**Problem requirements:**
Copy each line below in which the word "chart" occurs.

**Extracted material:**
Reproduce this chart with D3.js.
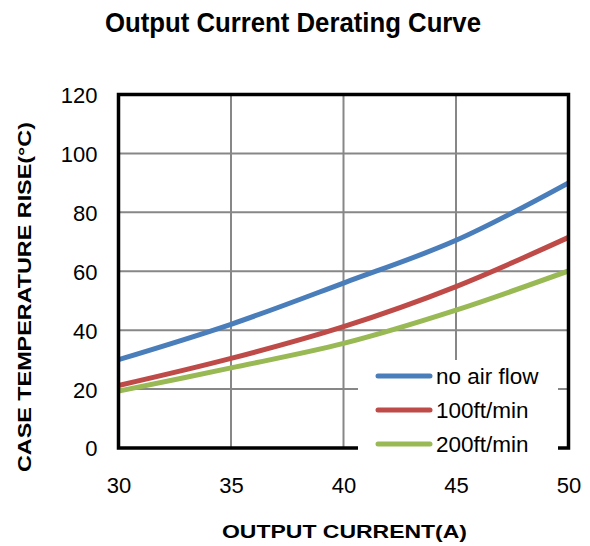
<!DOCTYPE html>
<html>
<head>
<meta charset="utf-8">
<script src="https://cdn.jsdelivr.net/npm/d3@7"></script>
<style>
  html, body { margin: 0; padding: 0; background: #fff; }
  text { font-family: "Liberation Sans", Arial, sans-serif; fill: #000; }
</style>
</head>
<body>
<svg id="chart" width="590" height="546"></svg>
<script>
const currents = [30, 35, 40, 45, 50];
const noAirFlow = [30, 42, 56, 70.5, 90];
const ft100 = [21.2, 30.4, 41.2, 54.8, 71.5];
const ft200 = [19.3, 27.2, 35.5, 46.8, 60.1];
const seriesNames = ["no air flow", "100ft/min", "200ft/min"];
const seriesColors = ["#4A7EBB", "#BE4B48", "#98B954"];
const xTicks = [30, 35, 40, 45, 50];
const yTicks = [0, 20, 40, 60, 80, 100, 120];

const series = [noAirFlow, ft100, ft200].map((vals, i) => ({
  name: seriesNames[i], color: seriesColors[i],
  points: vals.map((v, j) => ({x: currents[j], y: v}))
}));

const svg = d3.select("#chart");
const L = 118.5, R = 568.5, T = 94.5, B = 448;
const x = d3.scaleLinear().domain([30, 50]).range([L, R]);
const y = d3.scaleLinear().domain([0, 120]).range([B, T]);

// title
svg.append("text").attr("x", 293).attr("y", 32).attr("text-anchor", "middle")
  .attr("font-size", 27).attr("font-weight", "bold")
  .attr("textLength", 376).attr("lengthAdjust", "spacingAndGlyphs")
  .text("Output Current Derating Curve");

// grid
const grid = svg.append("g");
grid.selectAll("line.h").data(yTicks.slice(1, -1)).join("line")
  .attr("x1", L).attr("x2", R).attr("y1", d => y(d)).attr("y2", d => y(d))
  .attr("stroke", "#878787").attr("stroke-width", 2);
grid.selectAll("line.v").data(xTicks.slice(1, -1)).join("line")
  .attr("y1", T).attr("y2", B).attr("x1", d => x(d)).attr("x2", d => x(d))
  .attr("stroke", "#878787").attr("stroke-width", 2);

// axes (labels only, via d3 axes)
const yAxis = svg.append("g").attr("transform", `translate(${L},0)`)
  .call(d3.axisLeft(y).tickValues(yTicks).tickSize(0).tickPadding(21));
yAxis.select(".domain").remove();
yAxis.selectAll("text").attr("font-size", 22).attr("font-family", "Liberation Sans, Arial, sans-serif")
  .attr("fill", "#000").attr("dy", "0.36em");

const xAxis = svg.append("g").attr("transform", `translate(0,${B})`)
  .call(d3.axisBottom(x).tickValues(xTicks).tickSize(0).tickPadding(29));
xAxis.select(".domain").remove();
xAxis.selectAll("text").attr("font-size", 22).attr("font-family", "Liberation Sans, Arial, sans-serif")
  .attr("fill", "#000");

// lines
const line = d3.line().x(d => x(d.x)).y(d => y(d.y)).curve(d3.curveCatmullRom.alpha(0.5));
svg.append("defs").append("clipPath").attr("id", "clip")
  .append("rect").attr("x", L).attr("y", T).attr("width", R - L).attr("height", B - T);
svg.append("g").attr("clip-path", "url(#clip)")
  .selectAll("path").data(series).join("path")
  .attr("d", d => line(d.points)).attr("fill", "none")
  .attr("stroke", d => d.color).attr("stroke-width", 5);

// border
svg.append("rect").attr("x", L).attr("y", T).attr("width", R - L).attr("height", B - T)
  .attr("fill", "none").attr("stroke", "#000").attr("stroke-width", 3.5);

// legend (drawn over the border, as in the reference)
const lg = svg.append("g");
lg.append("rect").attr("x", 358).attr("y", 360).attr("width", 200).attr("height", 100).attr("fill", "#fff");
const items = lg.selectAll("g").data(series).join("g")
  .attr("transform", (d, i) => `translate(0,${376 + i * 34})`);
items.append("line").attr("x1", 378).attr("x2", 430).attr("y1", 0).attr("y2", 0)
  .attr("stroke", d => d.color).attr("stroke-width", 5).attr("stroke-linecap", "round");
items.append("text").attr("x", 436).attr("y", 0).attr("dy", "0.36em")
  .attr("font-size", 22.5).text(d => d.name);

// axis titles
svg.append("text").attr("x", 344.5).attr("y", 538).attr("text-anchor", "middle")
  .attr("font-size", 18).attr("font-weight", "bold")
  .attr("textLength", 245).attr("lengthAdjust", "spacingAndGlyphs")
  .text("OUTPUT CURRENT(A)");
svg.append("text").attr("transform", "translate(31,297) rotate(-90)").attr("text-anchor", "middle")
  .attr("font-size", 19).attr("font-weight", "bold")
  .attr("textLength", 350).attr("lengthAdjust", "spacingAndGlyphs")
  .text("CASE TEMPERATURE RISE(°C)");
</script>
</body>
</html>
==
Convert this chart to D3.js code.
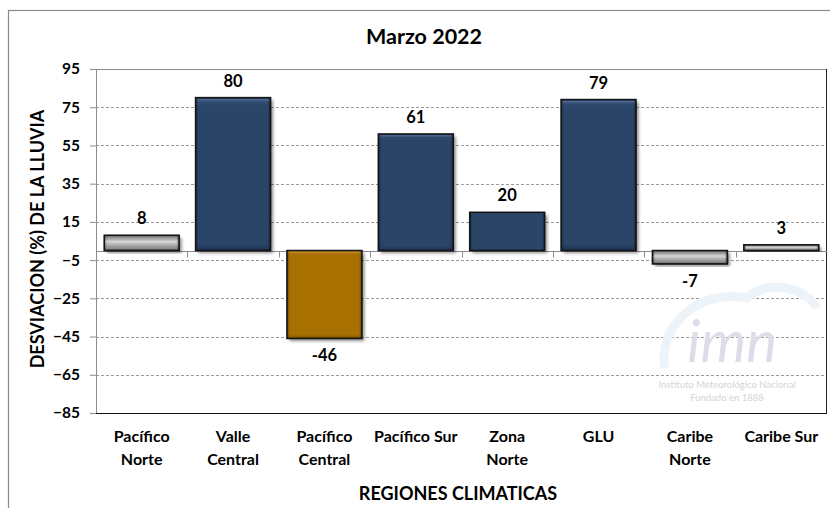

**Answer:**
Reproduce this chart with D3.js.
<svg id="chart" width="590" height="546"></svg>
const svg = d3.select("#chart");
Convert this chart to D3.js code.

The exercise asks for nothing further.